§ **Written exercise**
Scan the data below for the string "chart". Copy every line where it appears.

§ **Recorded data**

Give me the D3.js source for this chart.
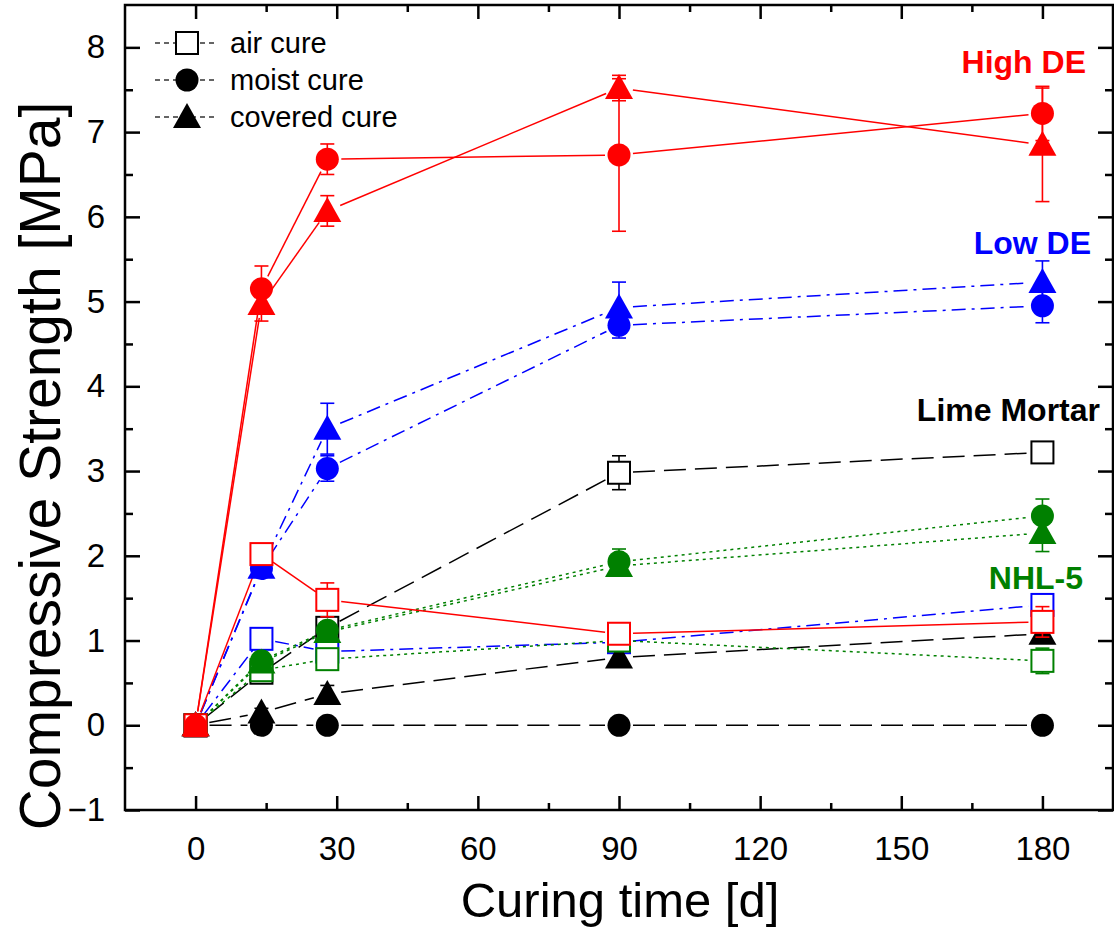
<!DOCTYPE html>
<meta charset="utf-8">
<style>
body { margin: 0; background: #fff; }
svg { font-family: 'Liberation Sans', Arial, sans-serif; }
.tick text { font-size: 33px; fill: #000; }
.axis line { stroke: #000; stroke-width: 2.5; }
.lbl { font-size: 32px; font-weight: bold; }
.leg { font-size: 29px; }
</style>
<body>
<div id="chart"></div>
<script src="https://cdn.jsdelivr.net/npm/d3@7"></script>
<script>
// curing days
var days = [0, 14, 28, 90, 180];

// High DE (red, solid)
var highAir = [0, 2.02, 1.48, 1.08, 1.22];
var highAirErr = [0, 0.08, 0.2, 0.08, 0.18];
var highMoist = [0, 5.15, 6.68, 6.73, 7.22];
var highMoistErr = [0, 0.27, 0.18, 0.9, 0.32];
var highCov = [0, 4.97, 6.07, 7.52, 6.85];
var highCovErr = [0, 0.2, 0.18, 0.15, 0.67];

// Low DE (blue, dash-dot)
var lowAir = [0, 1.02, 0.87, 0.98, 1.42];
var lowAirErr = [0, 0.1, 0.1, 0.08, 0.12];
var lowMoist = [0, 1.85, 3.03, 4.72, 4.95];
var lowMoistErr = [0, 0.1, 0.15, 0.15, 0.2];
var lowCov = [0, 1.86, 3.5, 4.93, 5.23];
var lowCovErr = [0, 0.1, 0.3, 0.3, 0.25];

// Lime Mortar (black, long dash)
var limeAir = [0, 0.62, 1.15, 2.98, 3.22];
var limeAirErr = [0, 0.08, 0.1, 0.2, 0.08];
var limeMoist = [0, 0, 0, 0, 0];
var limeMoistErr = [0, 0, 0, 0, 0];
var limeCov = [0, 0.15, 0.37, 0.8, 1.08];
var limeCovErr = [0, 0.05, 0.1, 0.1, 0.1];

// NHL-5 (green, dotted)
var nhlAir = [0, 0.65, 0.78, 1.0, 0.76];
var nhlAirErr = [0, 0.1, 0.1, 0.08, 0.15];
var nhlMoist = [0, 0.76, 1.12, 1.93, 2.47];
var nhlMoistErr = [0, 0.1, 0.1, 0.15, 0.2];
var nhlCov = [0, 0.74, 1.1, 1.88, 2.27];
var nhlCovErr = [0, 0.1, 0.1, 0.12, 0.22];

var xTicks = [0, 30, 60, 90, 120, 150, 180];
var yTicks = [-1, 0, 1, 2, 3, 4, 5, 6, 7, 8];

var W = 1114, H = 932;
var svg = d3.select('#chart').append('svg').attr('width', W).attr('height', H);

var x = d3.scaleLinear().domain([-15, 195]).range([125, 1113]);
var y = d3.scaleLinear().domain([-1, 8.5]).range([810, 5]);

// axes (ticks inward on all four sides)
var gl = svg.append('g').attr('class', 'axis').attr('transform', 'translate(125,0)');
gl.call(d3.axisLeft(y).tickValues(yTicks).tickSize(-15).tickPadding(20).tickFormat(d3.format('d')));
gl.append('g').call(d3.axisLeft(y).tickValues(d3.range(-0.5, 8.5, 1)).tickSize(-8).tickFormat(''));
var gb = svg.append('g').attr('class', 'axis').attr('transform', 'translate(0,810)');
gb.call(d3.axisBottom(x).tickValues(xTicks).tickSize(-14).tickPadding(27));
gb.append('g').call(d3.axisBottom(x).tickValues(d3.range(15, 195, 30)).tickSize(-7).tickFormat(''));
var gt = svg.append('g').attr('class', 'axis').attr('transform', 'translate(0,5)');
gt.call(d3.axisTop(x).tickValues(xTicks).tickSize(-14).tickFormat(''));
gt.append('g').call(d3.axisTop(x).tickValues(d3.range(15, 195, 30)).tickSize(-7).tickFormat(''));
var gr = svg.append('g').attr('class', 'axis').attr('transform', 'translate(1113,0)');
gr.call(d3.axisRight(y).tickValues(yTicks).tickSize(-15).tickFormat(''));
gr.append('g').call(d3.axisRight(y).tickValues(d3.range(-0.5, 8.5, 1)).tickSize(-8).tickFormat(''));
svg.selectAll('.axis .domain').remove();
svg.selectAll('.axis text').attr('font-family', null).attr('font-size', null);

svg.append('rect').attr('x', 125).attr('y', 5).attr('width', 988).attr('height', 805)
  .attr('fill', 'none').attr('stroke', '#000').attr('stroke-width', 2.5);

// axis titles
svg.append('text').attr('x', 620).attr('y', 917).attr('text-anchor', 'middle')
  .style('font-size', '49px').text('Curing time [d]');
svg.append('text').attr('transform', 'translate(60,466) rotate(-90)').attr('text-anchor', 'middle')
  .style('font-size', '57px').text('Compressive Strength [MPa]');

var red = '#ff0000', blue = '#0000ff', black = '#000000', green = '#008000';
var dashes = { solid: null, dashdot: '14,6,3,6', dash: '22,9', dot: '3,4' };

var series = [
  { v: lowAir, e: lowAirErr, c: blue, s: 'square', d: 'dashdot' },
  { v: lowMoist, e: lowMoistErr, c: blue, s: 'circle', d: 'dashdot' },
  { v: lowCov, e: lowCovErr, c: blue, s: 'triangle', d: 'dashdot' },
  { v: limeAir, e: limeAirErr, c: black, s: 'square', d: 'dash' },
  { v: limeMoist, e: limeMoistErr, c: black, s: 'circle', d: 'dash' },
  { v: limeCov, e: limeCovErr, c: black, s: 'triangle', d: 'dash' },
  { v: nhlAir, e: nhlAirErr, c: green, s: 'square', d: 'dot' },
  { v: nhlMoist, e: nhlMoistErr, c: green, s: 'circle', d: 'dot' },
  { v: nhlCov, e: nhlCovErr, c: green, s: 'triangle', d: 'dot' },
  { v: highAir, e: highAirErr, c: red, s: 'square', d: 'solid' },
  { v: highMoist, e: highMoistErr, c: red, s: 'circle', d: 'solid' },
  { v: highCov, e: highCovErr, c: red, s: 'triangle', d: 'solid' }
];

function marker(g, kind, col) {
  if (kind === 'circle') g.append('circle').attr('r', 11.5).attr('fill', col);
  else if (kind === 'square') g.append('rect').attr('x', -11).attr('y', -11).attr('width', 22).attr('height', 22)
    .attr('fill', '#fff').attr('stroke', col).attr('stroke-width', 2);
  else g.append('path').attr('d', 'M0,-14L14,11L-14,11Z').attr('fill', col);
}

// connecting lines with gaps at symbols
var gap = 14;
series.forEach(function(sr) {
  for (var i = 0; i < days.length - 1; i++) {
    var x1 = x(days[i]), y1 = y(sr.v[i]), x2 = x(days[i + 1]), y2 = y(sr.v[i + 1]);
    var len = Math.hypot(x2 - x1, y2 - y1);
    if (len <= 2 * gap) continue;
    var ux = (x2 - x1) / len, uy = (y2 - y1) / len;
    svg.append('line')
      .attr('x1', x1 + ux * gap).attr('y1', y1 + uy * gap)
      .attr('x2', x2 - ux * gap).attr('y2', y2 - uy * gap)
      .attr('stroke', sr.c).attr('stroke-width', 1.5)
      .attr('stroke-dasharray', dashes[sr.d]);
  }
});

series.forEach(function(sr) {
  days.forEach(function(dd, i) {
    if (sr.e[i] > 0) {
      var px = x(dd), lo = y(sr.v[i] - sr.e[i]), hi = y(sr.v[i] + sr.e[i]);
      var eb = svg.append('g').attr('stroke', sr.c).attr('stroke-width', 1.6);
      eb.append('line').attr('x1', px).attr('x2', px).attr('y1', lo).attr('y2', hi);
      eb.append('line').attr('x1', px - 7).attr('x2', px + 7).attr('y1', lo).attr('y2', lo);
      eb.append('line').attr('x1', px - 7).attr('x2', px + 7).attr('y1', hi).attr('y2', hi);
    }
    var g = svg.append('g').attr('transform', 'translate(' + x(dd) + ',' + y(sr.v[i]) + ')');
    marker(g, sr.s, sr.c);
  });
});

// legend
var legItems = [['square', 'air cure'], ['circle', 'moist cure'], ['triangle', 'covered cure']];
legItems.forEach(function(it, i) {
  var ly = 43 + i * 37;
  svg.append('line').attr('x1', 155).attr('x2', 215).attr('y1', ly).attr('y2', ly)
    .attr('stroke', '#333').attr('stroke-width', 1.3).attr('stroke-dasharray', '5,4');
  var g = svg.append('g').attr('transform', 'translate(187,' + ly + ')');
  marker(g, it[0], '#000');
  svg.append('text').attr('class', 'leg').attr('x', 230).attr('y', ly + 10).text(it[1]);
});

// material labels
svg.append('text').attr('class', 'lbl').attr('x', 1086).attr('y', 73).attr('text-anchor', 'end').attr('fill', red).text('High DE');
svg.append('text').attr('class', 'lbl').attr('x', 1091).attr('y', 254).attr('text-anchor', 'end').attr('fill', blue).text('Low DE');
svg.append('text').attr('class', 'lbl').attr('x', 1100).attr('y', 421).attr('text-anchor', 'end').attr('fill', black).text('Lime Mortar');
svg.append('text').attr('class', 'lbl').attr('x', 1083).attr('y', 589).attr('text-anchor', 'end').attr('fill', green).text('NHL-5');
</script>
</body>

§ **Response to this exercise**
Give me the D3.js source for this chart.
<div id="chart"></div>
var svg = d3.select('#chart').append('svg').attr('width', W).attr('height', H);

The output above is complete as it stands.